---------- DATA SEGMENT

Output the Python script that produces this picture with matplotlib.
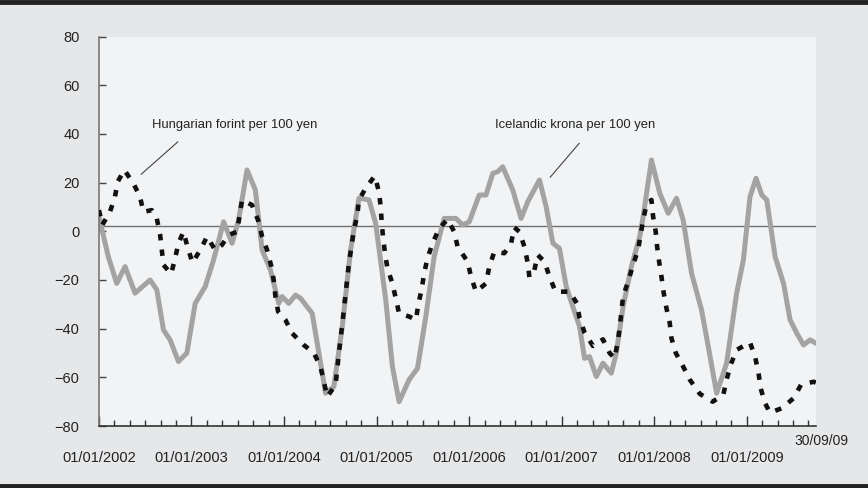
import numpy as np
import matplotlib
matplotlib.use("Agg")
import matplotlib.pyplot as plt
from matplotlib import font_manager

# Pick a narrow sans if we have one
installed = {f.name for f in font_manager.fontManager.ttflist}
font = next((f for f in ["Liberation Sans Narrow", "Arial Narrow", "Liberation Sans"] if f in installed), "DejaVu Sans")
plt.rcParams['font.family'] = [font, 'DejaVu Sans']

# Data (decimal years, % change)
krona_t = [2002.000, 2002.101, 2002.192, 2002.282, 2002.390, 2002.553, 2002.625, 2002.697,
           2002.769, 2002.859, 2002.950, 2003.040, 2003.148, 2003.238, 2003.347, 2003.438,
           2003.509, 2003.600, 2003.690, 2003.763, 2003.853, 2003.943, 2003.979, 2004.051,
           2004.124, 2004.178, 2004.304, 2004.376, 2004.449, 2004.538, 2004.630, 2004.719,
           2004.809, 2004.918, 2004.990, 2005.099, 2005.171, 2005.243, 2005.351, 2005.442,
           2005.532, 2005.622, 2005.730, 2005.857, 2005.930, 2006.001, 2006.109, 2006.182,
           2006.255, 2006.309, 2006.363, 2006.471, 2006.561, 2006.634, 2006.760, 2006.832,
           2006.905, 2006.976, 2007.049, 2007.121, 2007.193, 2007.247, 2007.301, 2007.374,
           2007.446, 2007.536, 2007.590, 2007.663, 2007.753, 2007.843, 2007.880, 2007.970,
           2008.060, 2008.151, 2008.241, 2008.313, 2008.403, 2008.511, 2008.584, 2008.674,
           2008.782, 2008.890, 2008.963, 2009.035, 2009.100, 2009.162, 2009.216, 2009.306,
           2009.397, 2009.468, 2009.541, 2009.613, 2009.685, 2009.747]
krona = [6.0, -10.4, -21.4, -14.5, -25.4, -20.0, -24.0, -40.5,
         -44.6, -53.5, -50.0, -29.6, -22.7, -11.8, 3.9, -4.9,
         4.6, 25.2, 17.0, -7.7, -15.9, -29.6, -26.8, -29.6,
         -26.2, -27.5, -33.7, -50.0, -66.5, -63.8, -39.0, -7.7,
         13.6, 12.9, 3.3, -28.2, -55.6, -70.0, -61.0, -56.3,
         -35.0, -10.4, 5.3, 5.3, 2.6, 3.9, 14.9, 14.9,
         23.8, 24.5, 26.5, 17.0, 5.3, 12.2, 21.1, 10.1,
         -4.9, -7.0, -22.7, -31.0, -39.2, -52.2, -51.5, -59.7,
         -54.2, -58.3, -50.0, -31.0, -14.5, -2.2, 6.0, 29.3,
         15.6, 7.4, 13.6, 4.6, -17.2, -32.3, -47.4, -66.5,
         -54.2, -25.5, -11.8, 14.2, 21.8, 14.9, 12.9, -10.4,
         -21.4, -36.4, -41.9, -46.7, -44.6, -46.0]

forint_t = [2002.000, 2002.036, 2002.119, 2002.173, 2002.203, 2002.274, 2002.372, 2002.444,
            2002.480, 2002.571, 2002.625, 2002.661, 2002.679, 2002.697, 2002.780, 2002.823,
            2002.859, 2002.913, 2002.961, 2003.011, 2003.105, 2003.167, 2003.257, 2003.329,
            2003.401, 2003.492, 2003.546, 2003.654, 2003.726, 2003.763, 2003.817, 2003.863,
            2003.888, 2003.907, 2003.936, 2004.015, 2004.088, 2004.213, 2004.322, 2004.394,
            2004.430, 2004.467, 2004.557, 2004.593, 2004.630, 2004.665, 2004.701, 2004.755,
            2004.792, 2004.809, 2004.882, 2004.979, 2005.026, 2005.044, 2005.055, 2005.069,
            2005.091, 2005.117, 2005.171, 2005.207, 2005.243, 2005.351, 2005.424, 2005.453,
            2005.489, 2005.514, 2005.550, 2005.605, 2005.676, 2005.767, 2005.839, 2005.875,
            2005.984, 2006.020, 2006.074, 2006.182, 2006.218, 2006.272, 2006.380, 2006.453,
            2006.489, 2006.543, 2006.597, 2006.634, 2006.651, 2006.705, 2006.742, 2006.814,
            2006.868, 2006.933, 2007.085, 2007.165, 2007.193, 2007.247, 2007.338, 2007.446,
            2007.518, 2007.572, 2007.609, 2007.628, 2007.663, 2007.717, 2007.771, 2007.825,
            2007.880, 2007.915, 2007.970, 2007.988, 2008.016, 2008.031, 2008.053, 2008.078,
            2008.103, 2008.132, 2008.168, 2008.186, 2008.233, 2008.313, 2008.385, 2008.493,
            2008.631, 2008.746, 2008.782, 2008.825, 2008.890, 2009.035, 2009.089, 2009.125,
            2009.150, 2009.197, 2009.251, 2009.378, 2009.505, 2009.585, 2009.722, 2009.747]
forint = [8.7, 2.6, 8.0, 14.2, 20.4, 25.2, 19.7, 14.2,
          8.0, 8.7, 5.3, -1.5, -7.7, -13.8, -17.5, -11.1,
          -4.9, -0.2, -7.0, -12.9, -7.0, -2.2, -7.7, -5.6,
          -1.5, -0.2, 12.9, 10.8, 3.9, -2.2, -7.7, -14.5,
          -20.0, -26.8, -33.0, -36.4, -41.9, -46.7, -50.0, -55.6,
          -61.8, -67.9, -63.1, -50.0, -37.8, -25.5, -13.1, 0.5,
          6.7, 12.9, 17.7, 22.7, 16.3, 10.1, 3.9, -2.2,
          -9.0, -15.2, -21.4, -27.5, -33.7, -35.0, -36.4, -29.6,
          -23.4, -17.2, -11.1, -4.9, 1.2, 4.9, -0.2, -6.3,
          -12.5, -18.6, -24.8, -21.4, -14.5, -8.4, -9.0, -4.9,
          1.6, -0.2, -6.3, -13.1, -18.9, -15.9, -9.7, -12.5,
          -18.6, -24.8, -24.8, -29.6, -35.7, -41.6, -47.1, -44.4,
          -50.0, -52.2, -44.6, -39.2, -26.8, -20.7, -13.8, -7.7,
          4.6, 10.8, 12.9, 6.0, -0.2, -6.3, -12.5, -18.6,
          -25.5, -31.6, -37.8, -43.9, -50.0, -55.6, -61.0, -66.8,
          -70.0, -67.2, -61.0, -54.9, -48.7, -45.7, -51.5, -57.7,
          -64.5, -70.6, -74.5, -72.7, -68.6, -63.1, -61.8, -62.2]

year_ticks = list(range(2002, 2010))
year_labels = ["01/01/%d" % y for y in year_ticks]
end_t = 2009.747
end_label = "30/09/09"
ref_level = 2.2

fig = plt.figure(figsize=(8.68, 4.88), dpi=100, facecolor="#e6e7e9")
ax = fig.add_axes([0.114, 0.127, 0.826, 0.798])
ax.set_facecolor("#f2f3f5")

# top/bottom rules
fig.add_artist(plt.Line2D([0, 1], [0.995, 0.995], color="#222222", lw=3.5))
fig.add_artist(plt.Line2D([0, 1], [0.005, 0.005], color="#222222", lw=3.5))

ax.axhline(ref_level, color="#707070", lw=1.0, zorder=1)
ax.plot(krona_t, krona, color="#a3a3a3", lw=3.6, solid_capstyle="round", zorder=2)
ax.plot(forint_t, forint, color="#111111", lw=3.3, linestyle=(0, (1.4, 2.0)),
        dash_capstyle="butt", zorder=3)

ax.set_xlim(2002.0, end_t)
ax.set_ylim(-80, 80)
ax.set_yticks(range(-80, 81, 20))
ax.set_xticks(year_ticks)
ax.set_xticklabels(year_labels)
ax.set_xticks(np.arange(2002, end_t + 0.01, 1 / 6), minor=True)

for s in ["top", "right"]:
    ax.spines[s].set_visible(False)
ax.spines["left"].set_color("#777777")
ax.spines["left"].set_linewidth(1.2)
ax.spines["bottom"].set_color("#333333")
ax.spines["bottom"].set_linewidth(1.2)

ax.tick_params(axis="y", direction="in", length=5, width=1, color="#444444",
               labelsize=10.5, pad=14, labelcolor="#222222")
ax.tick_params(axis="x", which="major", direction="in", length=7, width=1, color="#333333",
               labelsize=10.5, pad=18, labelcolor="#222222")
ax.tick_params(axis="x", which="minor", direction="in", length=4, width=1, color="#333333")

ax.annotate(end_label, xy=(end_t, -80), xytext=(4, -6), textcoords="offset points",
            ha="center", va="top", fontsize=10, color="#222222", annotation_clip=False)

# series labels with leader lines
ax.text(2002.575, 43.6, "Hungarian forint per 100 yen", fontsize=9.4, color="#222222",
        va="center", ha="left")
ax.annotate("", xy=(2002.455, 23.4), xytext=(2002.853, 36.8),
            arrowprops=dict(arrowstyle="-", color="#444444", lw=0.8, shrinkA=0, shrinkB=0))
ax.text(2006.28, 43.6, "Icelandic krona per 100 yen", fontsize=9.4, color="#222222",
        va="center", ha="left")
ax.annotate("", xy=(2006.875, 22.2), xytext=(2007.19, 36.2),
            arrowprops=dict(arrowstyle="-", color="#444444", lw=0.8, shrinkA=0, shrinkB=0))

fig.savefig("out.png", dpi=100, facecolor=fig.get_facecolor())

--------------------

GIVEN EXERCISE:
Reproduce the data above word for word from its first line through the line that holds "from matplotlib import font_manager", both ends included; skip pictures.

TASK OUTPUT:
Output the Python script that produces this picture with matplotlib.
import numpy as np
import matplotlib
matplotlib.use("Agg")
import matplotlib.pyplot as plt
from matplotlib import font_manager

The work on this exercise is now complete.